Copy each line below in which the word "matplotlib" occurs.

* begin *

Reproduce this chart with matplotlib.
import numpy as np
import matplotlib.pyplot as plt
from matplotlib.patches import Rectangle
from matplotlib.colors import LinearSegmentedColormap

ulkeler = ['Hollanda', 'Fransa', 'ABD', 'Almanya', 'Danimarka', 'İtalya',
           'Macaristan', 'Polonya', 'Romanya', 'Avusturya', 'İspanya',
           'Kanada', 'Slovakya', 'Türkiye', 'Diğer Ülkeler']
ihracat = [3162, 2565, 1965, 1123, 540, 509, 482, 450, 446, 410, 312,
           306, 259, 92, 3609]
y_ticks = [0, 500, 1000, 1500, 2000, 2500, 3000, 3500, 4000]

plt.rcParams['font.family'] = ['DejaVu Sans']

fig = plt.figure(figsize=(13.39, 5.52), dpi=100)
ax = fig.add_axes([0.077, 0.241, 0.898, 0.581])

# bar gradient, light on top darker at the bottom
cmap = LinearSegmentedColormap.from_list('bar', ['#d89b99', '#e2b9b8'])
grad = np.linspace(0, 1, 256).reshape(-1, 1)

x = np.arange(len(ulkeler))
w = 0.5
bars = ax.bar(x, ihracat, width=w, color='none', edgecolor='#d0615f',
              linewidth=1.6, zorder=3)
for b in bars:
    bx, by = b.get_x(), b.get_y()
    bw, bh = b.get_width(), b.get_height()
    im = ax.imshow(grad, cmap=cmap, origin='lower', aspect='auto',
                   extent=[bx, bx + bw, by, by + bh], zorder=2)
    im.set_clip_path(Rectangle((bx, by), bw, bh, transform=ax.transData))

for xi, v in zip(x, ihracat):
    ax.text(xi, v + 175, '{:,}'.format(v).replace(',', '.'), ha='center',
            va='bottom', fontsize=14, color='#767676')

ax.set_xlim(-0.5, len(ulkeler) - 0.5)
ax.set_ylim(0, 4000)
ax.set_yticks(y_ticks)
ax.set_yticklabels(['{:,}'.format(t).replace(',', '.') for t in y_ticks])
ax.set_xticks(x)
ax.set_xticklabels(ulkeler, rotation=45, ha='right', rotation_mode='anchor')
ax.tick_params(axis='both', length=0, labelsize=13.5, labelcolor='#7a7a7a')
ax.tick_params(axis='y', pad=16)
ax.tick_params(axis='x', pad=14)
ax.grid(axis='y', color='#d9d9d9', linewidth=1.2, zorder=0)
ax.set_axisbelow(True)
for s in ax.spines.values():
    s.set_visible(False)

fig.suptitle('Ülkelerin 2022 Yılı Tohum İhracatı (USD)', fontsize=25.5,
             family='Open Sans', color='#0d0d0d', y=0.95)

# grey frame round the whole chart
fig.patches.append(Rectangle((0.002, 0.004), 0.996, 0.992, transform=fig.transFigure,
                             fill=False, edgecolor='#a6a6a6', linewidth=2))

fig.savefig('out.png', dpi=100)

* end *

> [Solution to the problem]
Reproduce this chart with matplotlib.
import matplotlib.pyplot as plt
from matplotlib.patches import Rectangle
from matplotlib.colors import LinearSegmentedColormap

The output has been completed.